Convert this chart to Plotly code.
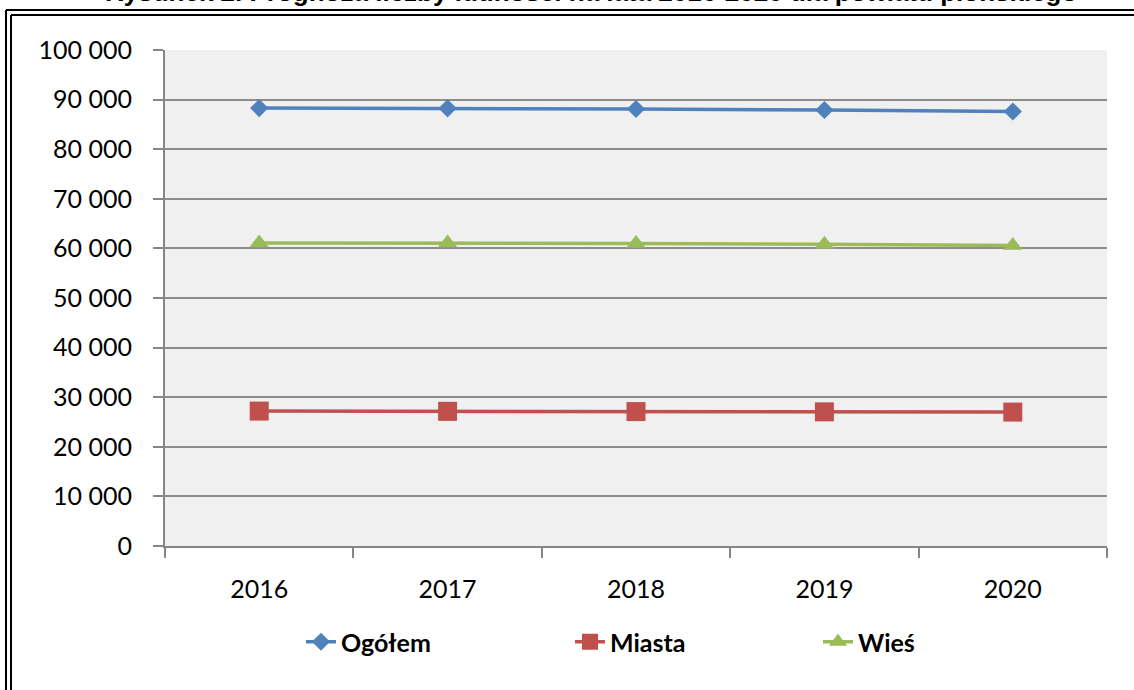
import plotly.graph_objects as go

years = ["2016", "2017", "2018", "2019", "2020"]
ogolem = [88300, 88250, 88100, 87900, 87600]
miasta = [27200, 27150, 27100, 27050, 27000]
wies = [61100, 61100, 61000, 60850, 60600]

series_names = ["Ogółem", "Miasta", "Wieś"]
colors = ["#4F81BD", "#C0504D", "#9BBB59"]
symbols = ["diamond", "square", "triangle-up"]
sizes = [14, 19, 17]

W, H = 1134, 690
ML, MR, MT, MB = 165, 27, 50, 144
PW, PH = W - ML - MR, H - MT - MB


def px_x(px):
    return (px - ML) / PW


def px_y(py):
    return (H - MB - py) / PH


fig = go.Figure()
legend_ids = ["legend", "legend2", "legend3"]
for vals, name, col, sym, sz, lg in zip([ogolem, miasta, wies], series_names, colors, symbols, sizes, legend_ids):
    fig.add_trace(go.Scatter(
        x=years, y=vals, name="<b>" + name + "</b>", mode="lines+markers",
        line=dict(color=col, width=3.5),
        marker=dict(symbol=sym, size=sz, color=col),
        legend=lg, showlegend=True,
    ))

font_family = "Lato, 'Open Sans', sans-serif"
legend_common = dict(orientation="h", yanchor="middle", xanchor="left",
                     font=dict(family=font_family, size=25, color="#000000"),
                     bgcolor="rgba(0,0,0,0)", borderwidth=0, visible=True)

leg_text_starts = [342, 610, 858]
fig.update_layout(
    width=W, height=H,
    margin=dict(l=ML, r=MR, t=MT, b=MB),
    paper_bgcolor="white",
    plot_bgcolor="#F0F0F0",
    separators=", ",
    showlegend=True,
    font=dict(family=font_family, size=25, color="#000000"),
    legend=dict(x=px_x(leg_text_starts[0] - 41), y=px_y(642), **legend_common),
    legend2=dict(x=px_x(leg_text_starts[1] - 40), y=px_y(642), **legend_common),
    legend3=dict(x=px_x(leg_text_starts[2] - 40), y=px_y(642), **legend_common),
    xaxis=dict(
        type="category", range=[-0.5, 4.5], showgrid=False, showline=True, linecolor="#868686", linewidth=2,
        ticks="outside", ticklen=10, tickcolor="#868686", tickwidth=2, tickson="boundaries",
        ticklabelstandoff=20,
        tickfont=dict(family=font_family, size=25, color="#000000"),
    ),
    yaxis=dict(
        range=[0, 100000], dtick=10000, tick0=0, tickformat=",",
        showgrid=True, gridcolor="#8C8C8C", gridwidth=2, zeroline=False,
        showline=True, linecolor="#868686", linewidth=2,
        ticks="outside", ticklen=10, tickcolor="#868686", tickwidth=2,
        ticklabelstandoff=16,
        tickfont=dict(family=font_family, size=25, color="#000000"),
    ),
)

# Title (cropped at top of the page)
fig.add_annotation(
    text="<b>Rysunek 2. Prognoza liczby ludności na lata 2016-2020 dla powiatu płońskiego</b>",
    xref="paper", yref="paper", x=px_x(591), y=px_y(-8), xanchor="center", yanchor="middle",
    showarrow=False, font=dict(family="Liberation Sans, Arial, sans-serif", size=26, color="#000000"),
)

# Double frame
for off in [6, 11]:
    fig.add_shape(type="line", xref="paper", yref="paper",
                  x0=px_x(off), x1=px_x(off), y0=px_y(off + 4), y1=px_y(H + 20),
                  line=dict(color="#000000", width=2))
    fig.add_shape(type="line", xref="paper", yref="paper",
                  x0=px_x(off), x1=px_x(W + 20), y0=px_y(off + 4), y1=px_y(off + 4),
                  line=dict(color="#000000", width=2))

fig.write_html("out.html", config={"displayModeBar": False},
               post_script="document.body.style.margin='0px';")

------------------------------------------------------------------------

Your task is to restate word for word the lines from the top of the data to the line containing "return (H - MB - py) / PH", both ends included, with every picture left out.

Convert this chart to Plotly code.
import plotly.graph_objects as go

years = ["2016", "2017", "2018", "2019", "2020"]
ogolem = [88300, 88250, 88100, 87900, 87600]
miasta = [27200, 27150, 27100, 27050, 27000]
wies = [61100, 61100, 61000, 60850, 60600]

series_names = ["Ogółem", "Miasta", "Wieś"]
colors = ["#4F81BD", "#C0504D", "#9BBB59"]
symbols = ["diamond", "square", "triangle-up"]
sizes = [14, 19, 17]

W, H = 1134, 690
ML, MR, MT, MB = 165, 27, 50, 144
PW, PH = W - ML - MR, H - MT - MB


def px_x(px):
    return (px - ML) / PW


def px_y(py):
    return (H - MB - py) / PH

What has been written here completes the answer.